*Exercise description*
Copy each line below exactly and leave the pictures out.

======

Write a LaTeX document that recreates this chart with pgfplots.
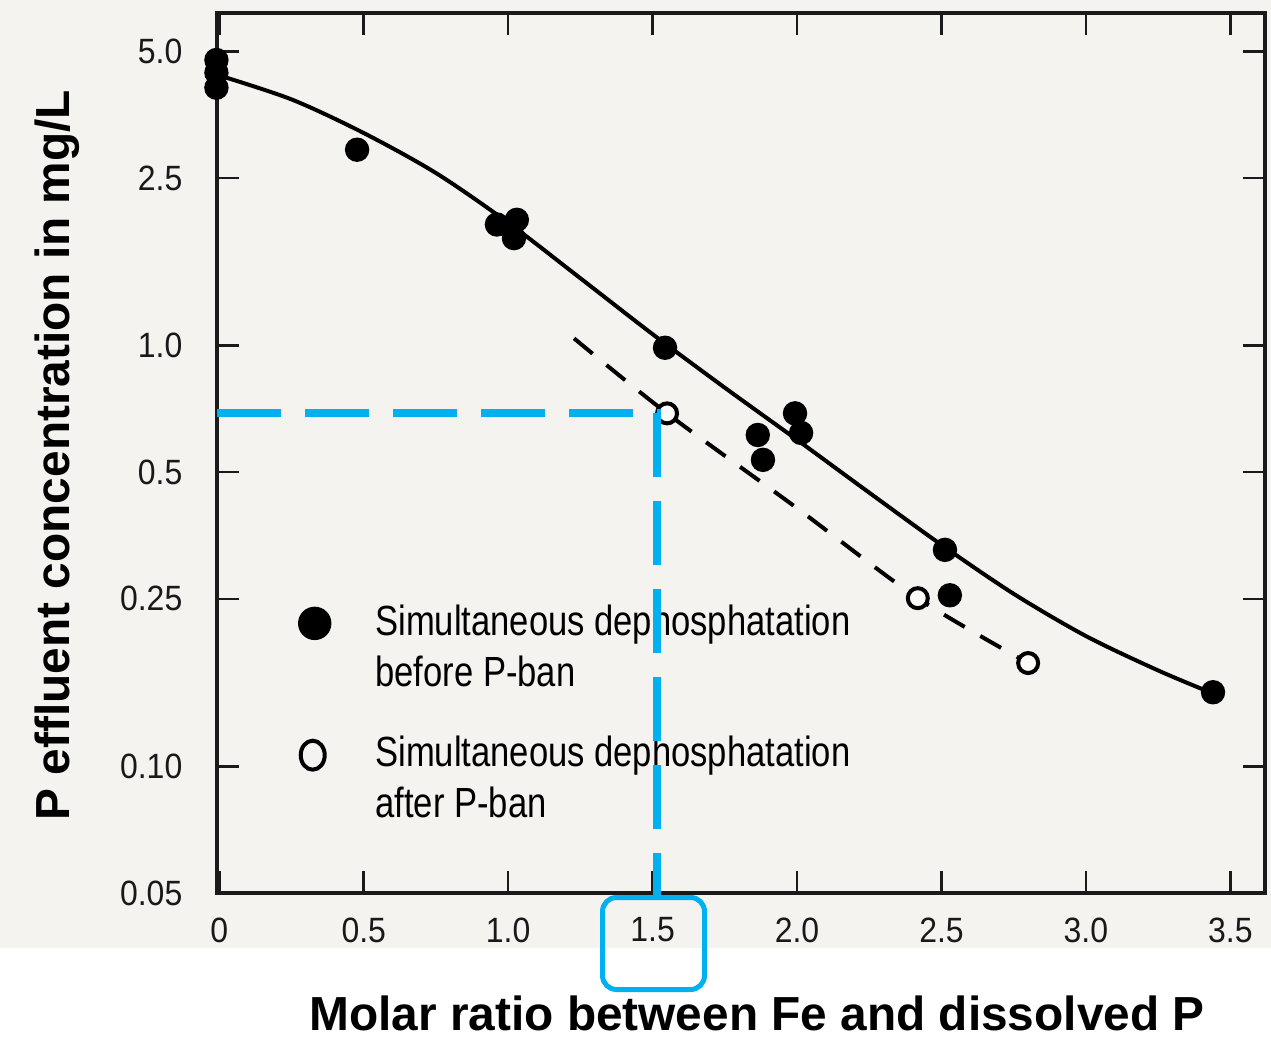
\documentclass[border=0pt]{standalone}
\usepackage{fontspec}
\setmainfont{Liberation Sans}
\newfontfamily\tickfont[FakeStretch=0.91]{Liberation Sans}
\newfontfamily\legfont[FakeStretch=0.82]{Liberation Sans}
\usepackage{pgfplots}
\pgfplotsset{compat=1.18}
\definecolor{paper}{HTML}{F4F3F0}
\definecolor{hiblue}{HTML}{00B0F0}
\definecolor{ink}{HTML}{1A1A1A}

\begin{document}
\begin{tikzpicture}
  % picture frame in 0.1 mm units of the 1271 x 1036 reference
  \path[use as bounding box] (0,0) rectangle (127.1mm,103.6mm);
  \fill[paper] (0,8.8mm) rectangle (127.1mm,103.6mm);

  \begin{axis}[
    at={(21.7mm,14.3mm)}, anchor=south west,
    scale only axis, width=104.8mm, height=88mm,
    xmin=-0.008, xmax=3.62,
    ymode=log, ymin=0.05, ymax=6.17,
    xtick={0,0.5,1,1.5,2,2.5,3,3.5},
    xticklabels={0,0.5,1.0,1.5,2.0,2.5,3.0,3.5},
    ytick={0.05,0.1,0.25,0.5,1,2.5,5},
    yticklabels={0.05,0.10,0.25,0.5,1.0,2.5,5.0},
    xminorticks=false, yminorticks=false,
    tick align=inside, major tick length=2.2mm,
    axis line style={ink,line width=0.35mm},
    every tick/.style={ink,line width=0.25mm},
    xticklabel style={font=\tickfont\fontsize{10}{12}\selectfont,
      text=black!90, anchor=north, inner sep=0pt, yshift=-2.4mm},
    yticklabel style={font=\tickfont\fontsize{10}{12}\selectfont,
      text=black!90, anchor=east, inner sep=0pt, xshift=-3.4mm},
    clip=false,
    legend cell align=left,
    legend style={at={(axis description cs:0.0773,0.3273)},
      anchor=north west, draw=none, fill=none,
      inner sep=0pt, outer sep=0pt,
      row sep=4.4mm, column sep=4.4mm,
      font=\legfont\fontsize{12}{14.5}\selectfont,
      nodes={inner sep=0pt},
      cells={anchor=west,align=left}}]

    % fitted curve, before P-ban
    \addplot[black,line width=0.4mm,smooth,forget plot] coordinates {
      (-0.008,4.40) (0.25,3.846) (0.5,3.199) (0.75,2.570) (1.0,1.959)
      (1.25,1.445) (1.5,1.064) (1.75,0.794) (2.0,0.597) (2.25,0.447)
      (2.5,0.336) (2.75,0.257) (3.0,0.204) (3.25,0.169) (3.44,0.149)};

    % dashed curve, after P-ban
    \addplot[black,line width=0.4mm,smooth,dash pattern=on 2.4mm off 1.8mm,
      forget plot] coordinates {
      (1.228,1.04) (1.55,0.69) (1.993,0.414) (2.418,0.251) (2.80,0.176)};

    \addplot[only marks,mark=*,mark size=1.15mm,
      mark options={fill=black,draw=black},
      legend image code/.code={
        \path[draw=none,fill=none] (0mm,0mm) rectangle (3.2mm,0mm);
        \fill[black] (1.6mm,2.5mm) circle (1.6mm);}]
      coordinates {
      (-0.01,4.77) (-0.01,4.45) (-0.01,4.10) (0.477,2.92)
      (0.961,1.94) (1.03,1.99) (1.02,1.80) (1.543,0.988)
      (1.864,0.613) (1.882,0.535) (1.993,0.690) (2.014,0.620)
      (2.512,0.327) (2.529,0.255) (3.44,0.150)};
    \addlegendentry{Simultaneous dephosphatation\\before P-ban}

    \addplot[only marks,mark=*,mark size=1.0mm,
      mark options={fill=paper!40!white,draw=black,line width=0.4mm},
      legend image code/.code={
        \path[draw=none,fill=none] (0mm,0mm) rectangle (3.2mm,0mm);
        \draw[black,line width=0.4mm] (1.4mm,2.4mm) ellipse (1.2mm and 1.45mm);}]
      coordinates {(1.55,0.690) (2.418,0.251) (2.80,0.176)};
    \addlegendentry{Simultaneous dephosphatation\\after P-ban}
  \end{axis}

  % axis titles
  \node[font=\bfseries\fontsize{13.6}{16}\selectfont,anchor=base,inner sep=0pt]
    at (75.7mm,0.6mm) {Molar ratio between Fe and dissolved P};
  \node[font=\bfseries\fontsize{13.6}{16}\selectfont,rotate=90,anchor=base]
    at (6.9mm,58.1mm) {P effluent concentration in mg/L};

  % blue reading lines and box round the 1.5 label
  \draw[hiblue,line width=0.75mm,dash pattern=on 6.4mm off 2.4mm]
    (21.7mm,62.3mm) -- (65.7mm,62.3mm) -- (65.7mm,14.1mm);
  \draw[hiblue,line width=0.5mm,rounded corners=1.4mm]
    (60.25mm,4.65mm) rectangle (70.45mm,13.85mm);
\end{tikzpicture}
\end{document}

======

*Exercise answer*
Write a LaTeX document that recreates this chart with pgfplots.
\documentclass[border=0pt]{standalone}
\usepackage{fontspec}
\setmainfont{Liberation Sans}
\newfontfamily\tickfont[FakeStretch=0.91]{Liberation Sans}
\newfontfamily\legfont[FakeStretch=0.82]{Liberation Sans}
\usepackage{pgfplots}
\pgfplotsset{compat=1.18}
\definecolor{paper}{HTML}{F4F3F0}
\definecolor{hiblue}{HTML}{00B0F0}
\definecolor{ink}{HTML}{1A1A1A}

\begin{document}
\begin{tikzpicture}
  % picture frame in 0.1 mm units of the 1271 x 1036 reference
  \path[use as bounding box] (0,0) rectangle (127.1mm,103.6mm);
  \fill[paper] (0,8.8mm) rectangle (127.1mm,103.6mm);

  \begin{axis}[
    at={(21.7mm,14.3mm)}, anchor=south west,
    scale only axis, width=104.8mm, height=88mm,
    xmin=-0.008, xmax=3.62,
    ymode=log, ymin=0.05, ymax=6.17,
    xtick={0,0.5,1,1.5,2,2.5,3,3.5},
    xticklabels={0,0.5,1.0,1.5,2.0,2.5,3.0,3.5},
    ytick={0.05,0.1,0.25,0.5,1,2.5,5},
    yticklabels={0.05,0.10,0.25,0.5,1.0,2.5,5.0},
    xminorticks=false, yminorticks=false,
    tick align=inside, major tick length=2.2mm,
    axis line style={ink,line width=0.35mm},
    every tick/.style={ink,line width=0.25mm},
    xticklabel style={font=\tickfont\fontsize{10}{12}\selectfont,
      text=black!90, anchor=north, inner sep=0pt, yshift=-2.4mm},
    yticklabel style={font=\tickfont\fontsize{10}{12}\selectfont,
      text=black!90, anchor=east, inner sep=0pt, xshift=-3.4mm},
    clip=false,
    legend cell align=left,
    legend style={at={(axis description cs:0.0773,0.3273)},
      anchor=north west, draw=none, fill=none,
      inner sep=0pt, outer sep=0pt,
      row sep=4.4mm, column sep=4.4mm,
      font=\legfont\fontsize{12}{14.5}\selectfont,
      nodes={inner sep=0pt},
      cells={anchor=west,align=left}}]

    % fitted curve, before P-ban
    \addplot[black,line width=0.4mm,smooth,forget plot] coordinates {
      (-0.008,4.40) (0.25,3.846) (0.5,3.199) (0.75,2.570) (1.0,1.959)
      (1.25,1.445) (1.5,1.064) (1.75,0.794) (2.0,0.597) (2.25,0.447)
      (2.5,0.336) (2.75,0.257) (3.0,0.204) (3.25,0.169) (3.44,0.149)};

    % dashed curve, after P-ban
    \addplot[black,line width=0.4mm,smooth,dash pattern=on 2.4mm off 1.8mm,
      forget plot] coordinates {
      (1.228,1.04) (1.55,0.69) (1.993,0.414) (2.418,0.251) (2.80,0.176)};

    \addplot[only marks,mark=*,mark size=1.15mm,
      mark options={fill=black,draw=black},
      legend image code/.code={
        \path[draw=none,fill=none] (0mm,0mm) rectangle (3.2mm,0mm);
        \fill[black] (1.6mm,2.5mm) circle (1.6mm);}]
      coordinates {
      (-0.01,4.77) (-0.01,4.45) (-0.01,4.10) (0.477,2.92)
      (0.961,1.94) (1.03,1.99) (1.02,1.80) (1.543,0.988)
      (1.864,0.613) (1.882,0.535) (1.993,0.690) (2.014,0.620)
      (2.512,0.327) (2.529,0.255) (3.44,0.150)};
    \addlegendentry{Simultaneous dephosphatation\\before P-ban}

    \addplot[only marks,mark=*,mark size=1.0mm,
      mark options={fill=paper!40!white,draw=black,line width=0.4mm},
      legend image code/.code={
        \path[draw=none,fill=none] (0mm,0mm) rectangle (3.2mm,0mm);
        \draw[black,line width=0.4mm] (1.4mm,2.4mm) ellipse (1.2mm and 1.45mm);}]
      coordinates {(1.55,0.690) (2.418,0.251) (2.80,0.176)};
    \addlegendentry{Simultaneous dephosphatation\\after P-ban}
  \end{axis}

  % axis titles
  \node[font=\bfseries\fontsize{13.6}{16}\selectfont,anchor=base,inner sep=0pt]
    at (75.7mm,0.6mm) {Molar ratio between Fe and dissolved P};
  \node[font=\bfseries\fontsize{13.6}{16}\selectfont,rotate=90,anchor=base]
    at (6.9mm,58.1mm) {P effluent concentration in mg/L};

  % blue reading lines and box round the 1.5 label
  \draw[hiblue,line width=0.75mm,dash pattern=on 6.4mm off 2.4mm]
    (21.7mm,62.3mm) -- (65.7mm,62.3mm) -- (65.7mm,14.1mm);
  \draw[hiblue,line width=0.5mm,rounded corners=1.4mm]
    (60.25mm,4.65mm) rectangle (70.45mm,13.85mm);
\end{tikzpicture}
\end{document}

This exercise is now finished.